• **Stored data**
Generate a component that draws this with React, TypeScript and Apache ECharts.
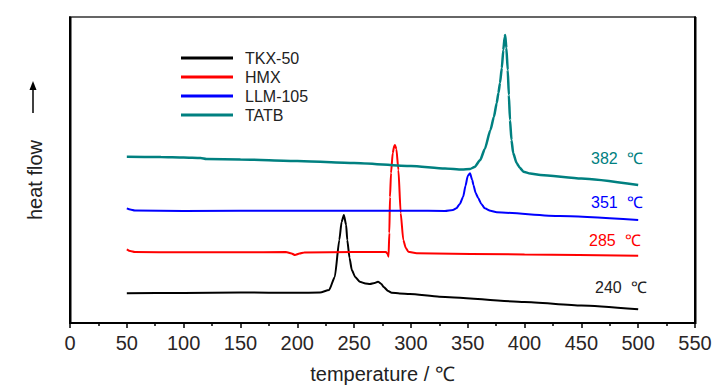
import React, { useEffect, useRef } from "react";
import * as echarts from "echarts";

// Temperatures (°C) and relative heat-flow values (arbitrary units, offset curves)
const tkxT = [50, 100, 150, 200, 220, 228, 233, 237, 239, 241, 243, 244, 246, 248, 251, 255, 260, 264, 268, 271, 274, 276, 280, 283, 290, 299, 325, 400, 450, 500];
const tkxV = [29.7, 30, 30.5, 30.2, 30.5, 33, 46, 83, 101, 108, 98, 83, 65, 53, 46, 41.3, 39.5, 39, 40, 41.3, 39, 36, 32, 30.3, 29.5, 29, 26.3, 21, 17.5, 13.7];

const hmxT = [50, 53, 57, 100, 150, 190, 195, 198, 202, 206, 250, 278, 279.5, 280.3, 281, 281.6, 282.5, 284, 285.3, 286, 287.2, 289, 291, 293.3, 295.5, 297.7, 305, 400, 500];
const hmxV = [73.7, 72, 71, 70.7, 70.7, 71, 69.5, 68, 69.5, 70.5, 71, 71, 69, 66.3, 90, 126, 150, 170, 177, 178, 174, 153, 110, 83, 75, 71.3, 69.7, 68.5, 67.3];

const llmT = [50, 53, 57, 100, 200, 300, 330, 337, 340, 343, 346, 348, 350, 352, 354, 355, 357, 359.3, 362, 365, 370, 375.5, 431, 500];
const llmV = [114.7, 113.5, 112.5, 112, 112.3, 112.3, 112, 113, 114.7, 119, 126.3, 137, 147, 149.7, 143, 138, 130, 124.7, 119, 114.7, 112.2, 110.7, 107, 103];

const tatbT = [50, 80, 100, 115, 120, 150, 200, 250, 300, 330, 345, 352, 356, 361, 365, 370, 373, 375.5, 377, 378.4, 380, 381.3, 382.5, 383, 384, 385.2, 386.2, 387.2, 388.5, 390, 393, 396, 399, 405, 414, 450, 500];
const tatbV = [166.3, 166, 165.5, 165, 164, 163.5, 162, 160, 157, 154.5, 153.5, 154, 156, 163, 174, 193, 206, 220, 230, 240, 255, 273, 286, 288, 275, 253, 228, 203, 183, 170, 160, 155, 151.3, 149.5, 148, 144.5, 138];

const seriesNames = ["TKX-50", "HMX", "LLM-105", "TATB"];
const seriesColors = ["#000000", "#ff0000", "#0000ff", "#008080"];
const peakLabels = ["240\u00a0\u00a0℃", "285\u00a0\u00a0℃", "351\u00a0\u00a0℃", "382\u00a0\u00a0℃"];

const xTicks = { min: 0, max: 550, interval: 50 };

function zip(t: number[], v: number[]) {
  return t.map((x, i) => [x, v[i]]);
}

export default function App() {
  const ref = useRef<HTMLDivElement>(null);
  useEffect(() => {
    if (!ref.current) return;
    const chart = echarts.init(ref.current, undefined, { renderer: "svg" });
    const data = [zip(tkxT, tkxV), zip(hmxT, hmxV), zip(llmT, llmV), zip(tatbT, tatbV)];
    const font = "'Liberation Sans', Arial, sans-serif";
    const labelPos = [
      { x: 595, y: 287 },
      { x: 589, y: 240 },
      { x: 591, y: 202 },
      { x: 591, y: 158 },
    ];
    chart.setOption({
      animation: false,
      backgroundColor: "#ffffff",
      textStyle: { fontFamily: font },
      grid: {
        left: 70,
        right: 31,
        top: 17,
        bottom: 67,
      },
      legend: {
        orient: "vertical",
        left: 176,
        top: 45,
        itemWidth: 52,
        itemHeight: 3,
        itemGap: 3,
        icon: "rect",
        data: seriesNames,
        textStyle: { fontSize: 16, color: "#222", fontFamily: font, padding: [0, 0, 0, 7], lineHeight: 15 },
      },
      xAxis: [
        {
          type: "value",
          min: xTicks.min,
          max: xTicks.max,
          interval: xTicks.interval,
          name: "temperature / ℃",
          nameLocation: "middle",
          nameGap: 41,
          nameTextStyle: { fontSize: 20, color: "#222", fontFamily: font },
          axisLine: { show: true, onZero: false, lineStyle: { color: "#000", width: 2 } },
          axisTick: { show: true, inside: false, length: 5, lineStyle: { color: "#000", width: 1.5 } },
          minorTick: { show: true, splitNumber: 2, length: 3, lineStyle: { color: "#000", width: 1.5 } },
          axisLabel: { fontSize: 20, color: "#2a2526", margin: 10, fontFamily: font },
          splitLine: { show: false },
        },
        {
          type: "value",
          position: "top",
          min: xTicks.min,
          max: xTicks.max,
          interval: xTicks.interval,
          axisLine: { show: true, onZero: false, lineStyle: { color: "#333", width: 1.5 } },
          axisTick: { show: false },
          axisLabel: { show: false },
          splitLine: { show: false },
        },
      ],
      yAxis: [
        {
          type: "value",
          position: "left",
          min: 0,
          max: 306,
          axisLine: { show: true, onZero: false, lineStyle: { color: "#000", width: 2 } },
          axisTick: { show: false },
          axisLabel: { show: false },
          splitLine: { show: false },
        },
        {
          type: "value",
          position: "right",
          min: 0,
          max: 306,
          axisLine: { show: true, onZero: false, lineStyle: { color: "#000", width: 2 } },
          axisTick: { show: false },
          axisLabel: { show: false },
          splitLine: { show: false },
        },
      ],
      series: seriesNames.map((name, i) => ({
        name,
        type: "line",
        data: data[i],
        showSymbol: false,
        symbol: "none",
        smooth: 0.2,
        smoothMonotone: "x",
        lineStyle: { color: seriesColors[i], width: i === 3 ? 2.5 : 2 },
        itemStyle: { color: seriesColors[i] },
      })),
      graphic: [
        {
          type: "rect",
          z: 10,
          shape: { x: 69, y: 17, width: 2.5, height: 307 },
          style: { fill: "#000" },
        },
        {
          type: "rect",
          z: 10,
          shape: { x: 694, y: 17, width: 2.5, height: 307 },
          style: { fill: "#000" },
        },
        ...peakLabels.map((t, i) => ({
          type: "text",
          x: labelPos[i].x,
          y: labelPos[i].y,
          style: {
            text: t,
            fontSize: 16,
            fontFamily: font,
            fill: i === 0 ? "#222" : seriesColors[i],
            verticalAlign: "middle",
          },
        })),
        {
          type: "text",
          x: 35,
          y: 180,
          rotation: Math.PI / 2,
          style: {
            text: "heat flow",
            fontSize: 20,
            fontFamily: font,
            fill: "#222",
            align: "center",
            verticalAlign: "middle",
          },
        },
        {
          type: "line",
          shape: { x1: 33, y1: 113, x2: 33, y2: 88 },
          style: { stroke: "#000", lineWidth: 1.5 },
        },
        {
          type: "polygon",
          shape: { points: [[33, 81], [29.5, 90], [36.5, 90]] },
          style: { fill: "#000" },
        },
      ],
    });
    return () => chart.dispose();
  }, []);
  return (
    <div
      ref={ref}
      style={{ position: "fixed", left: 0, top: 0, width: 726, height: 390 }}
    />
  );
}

• **Requirement**
Pull out every line above that holds the word "React".

• **Written solution**
Generate a component that draws this with React, TypeScript and Apache ECharts.
import React, { useEffect, useRef } from "react";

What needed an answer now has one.